Cross-Zone transactions proceed optimistically, with the coordinated effort going to waste if even one Zone executor does not cooperate. There are several ways to mitigate this risk, including separating cross-Zone transactions from local ones and splitting cross-Zone transactions into chunks based on a “risk score” determined by each executor’s known history of successful collaboration. The executor coordination protocol remains a work in progress at the time of writing.
Execution tickets were designed to resolve the tension between the fact that a Zone can only be sequenced by one party at any given time, and the desire to make this valuable role available to a large variety of participants. By defining a common timeline for Zones in the form of discrete block ranges, execution tickets are used to give exclusive execution rights for a Zone during the specified block range. As a result, the benefits of Zone execution are distributed between different executors who obtain these tickets in advance. Additionally, execution tickets provide advance knowledge of who will execute a given Zone, facilitating executor coordination for cross-Zone transactions and improving user experience.

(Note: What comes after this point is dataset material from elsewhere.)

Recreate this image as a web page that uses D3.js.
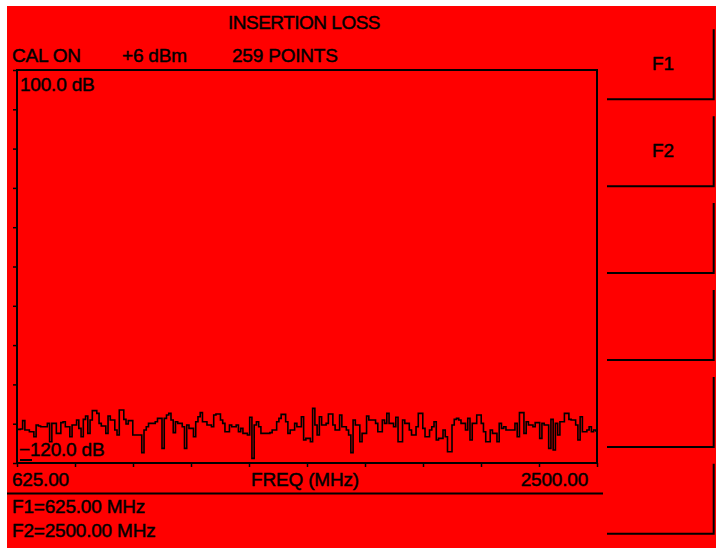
<!DOCTYPE html>
<html>
<head>
<meta charset="utf-8">
<script src="https://cdn.jsdelivr.net/npm/d3@7"></script>
<style>
  html, body { margin: 0; padding: 0; background: #ffffff; }
  svg text { font-family: "Liberation Sans", Arial, sans-serif; fill: #000; stroke: #000; stroke-width: 0.45px; }
</style>
</head>
<body>
<svg id="chart" width="716" height="548"></svg>
<script>
// ---- data ----
const title = "INSERTION LOSS";
const headerItems = ["CAL ON", "+6 dBm", "259 POINTS"];
const freqStart = 625.0;
const freqStop = 2500.0;
const pointCount = 259;
const dbTop = 100.0;
const dbBottom = -120.0;
const yTickValues = [-120, -98, -76, -54, -32, -10, 12, 34, 56, 78, 100];
const xTickValues = [625, 812.5, 1000, 1187.5, 1375, 1562.5, 1750, 1937.5, 2125, 2312.5, 2500];
const softKeys = ["F1", "F2", "", "", "", ""];
const footerLines = ["F1=625.00 MHz", "F2=2500.00 MHz"];
const traceDb = [
  -101.2,-101.2,-101.0,-96.3,-101.5,-101.5,-102.5,-102.5,-105.3,-98.7,
  -99.3,-99.7,-99.7,-99.7,-97.8,-108.1,-97.8,-97.8,-103.4,-103.4,
  -97.4,-96.9,-99.7,-99.7,-105.3,-98.7,-98.7,-95.9,-100.6,-105.3,
  -95.6,-93.7,-103.4,-95.9,-90.7,-90.7,-92.2,-97.8,-99.3,-99.3,
  -103.4,-93.7,-95.9,-95.9,-101.5,-104.3,-90.3,-90.3,-95.6,-98.2,
  -96.3,-96.3,-104.3,-104.3,-104.3,-104.3,-114.2,-101.5,-99.7,-97.8,
  -97.8,-97.8,-96.9,-95.0,-95.0,-111.8,-95.0,-93.1,-92.2,-95.9,
  -103.0,-96.9,-97.8,-97.8,-99.7,-111.8,-98.7,-100.6,-100.6,-105.3,
  -96.9,-94.1,-91.8,-96.9,-96.9,-98.7,-98.7,-99.7,-93.1,-92.6,
  -92.6,-95.9,-97.8,-102.5,-102.5,-98.7,-99.7,-99.7,-98.7,-102.5,
  -100.6,-103.4,-103.4,-104.3,-94.4,-117.4,-98.7,-96.9,-99.7,-103.4,
  -103.4,-103.4,-103.4,-103.0,-101.5,-101.5,-96.9,-95.0,-92.8,-92.8,
  -96.9,-103.4,-101.5,-101.5,-97.8,-99.7,-99.7,-94.1,-107.1,-106.2,
  -106.2,-108.1,-89.4,-98.7,-104.3,-94.1,-98.7,-98.7,-97.8,-92.6,
  -92.6,-98.7,-101.5,-101.5,-93.1,-99.7,-99.7,-101.5,-104.3,-114.2,
  -95.9,-98.7,-98.7,-108.1,-103.4,-103.4,-93.7,-95.9,-95.9,-95.9,
  -97.8,-102.5,-102.5,-95.9,-97.8,-92.2,-97.8,-97.8,-99.7,-94.4,
  -108.1,-108.1,-95.9,-97.8,-97.8,-101.5,-104.3,-104.3,-99.7,-92.2,
  -92.2,-100.6,-105.3,-105.3,-101.5,-99.7,-96.9,-107.1,-106.2,-106.2,
  -101.5,-105.3,-113.7,-113.7,-98.7,-95.6,-95.0,-95.9,-97.8,-97.8,
  -101.5,-95.0,-107.1,-97.8,-97.8,-93.1,-93.1,-97.8,-102.5,-108.1,
  -108.1,-101.5,-103.4,-103.4,-108.1,-97.8,-100.6,-99.7,-101.5,-101.5,
  -101.5,-101.5,-97.8,-105.3,-91.8,-91.8,-103.4,-96.9,-98.7,-98.7,
  -99.7,-97.4,-97.4,-106.2,-97.8,-98.7,-98.7,-111.8,-95.6,-112.7,
  -97.8,-104.3,-96.9,-96.9,-92.2,-92.2,-95.6,-95.9,-95.9,-98.7,
  -107.1,-94.1,-102.5,-102.5,-101.5,-99.7,-102.5,-101.5,-102.0
];
const traceFreq = traceDb.map((_, i) => freqStart + i * (freqStop - freqStart) / (pointCount - 1));

// ---- layout ----
const svg = d3.select("#chart");
const plot = { left: 17, top: 70, right: 597, bottom: 463 };
const FS = 19;

// red screen background
svg.append("rect").attr("x", 7).attr("y", 6).attr("width", 709).attr("height", 542).attr("fill", "#ff0000");

const x = d3.scaleLinear().domain([freqStart, freqStop]).range([plot.left, plot.right]);
const y = d3.scaleLinear().domain([dbBottom, dbTop]).range([plot.bottom, plot.top]);

// title + header
svg.append("text").attr("x", 304).attr("y", 29).attr("text-anchor", "middle")
  .attr("font-size", FS).attr("letter-spacing", "-0.5").text(title);
const headerX = [12, 122, 232];
svg.selectAll("text.hdr").data(headerItems).join("text").attr("class", "hdr")
  .attr("x", (d, i) => headerX[i]).attr("y", 62).attr("font-size", FS).attr("letter-spacing", "-0.2").text(d => d);

// axes ticks (outer)
const yAxis = d3.axisLeft(y).tickValues(yTickValues).tickSize(4).tickFormat("");
const gy = svg.append("g").attr("transform", `translate(${plot.left},0)`).call(yAxis);
gy.select(".domain").remove();
gy.selectAll("line").attr("stroke", "#000").attr("stroke-width", 1.5);

const xAxis = d3.axisBottom(x).tickValues(xTickValues).tickSize(4).tickFormat("");
const gx = svg.append("g").attr("transform", `translate(0,${plot.bottom})`).call(xAxis);
gx.select(".domain").remove();
gx.selectAll("line").attr("stroke", "#000").attr("stroke-width", 1.5);

// clip
svg.append("clipPath").attr("id", "clip").append("rect")
  .attr("x", plot.left).attr("y", plot.top)
  .attr("width", plot.right - plot.left).attr("height", plot.bottom - plot.top);

// trace
const line = d3.line().x((d, i) => x(traceFreq[i])).y(d => y(d)).curve(d3.curveStep);
svg.append("path").datum(traceDb).attr("d", line).attr("clip-path", "url(#clip)")
  .attr("fill", "none").attr("stroke", "#000").attr("stroke-width", 1.6);

// frame
svg.append("rect").attr("x", plot.left).attr("y", plot.top)
  .attr("width", plot.right - plot.left).attr("height", plot.bottom - plot.top)
  .attr("fill", "none").attr("stroke", "#000").attr("stroke-width", 2);

// small marker bar at bottom-left
svg.append("rect").attr("x", x(freqStart) + 3).attr("y", plot.bottom - 4).attr("width", 12).attr("height", 2).attr("fill", "#000");

// scale labels
svg.append("text").attr("x", 20).attr("y", 91).attr("font-size", FS).attr("letter-spacing", "-0.2").text(`${dbTop.toFixed(1)} dB`);
svg.append("text").attr("x", 19).attr("y", 456).attr("font-size", FS).attr("letter-spacing", "-0.2").text(`\u2212${Math.abs(dbBottom).toFixed(1)} dB`);

svg.append("text").attr("x", 12).attr("y", 486).attr("font-size", FS).attr("letter-spacing", "-0.2").text(freqStart.toFixed(2));
svg.append("text").attr("x", 305).attr("y", 486).attr("text-anchor", "middle").attr("font-size", FS).attr("letter-spacing", "-0.2").text("FREQ (MHz)");
svg.append("text").attr("x", 588).attr("y", 486).attr("text-anchor", "end").attr("font-size", FS).attr("letter-spacing", "-0.2").text(freqStop.toFixed(2));

// separator
svg.append("line").attr("x1", 7).attr("x2", 603).attr("y1", 493.5).attr("y2", 493.5).attr("stroke", "#000").attr("stroke-width", 2);

// footer
svg.selectAll("text.ftr").data(footerLines).join("text").attr("class", "ftr")
  .attr("x", 12).attr("y", (d, i) => 513 + i * 24).attr("font-size", FS).attr("letter-spacing", "-0.2").text(d => d);

// soft keys
const keyStep = 86.9;
const keys = svg.selectAll("g.key").data(softKeys).join("g").attr("class", "key")
  .attr("transform", (d, i) => `translate(0,${99.3 + i * keyStep})`);
keys.append("path").attr("d", "M607,0 L713.7,0 L713.7,-70")
  .attr("fill", "none").attr("stroke", "#000").attr("stroke-width", 2);
keys.append("text").attr("x", 663).attr("y", -29).attr("text-anchor", "middle")
  .attr("font-size", FS).text(d => d);
</script>
</body>
</html>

Zones can distribute execution tickets in any way they see fit, with Nomos providing optional templates for how this can be done. Some possibilities include selling execution tickets in an auction, random assignation, or distributing them round robin to a permissioned set of executors. Crust only specifies the minimum interface required for validators to be able to reject Zone updates submitted by an executor without a ticket to the relevant block range. It is ultimately the role of Nomos validators to enforce the ticketing mechanism on Zone executors.
Crust also provides the fallback mechanism used to trigger the “anarchy” state, where anyone (including users) can execute a Zone. This state is invoked when an executor has missed their submission window, or if no executor has obtained an execution ticket for some timeslot.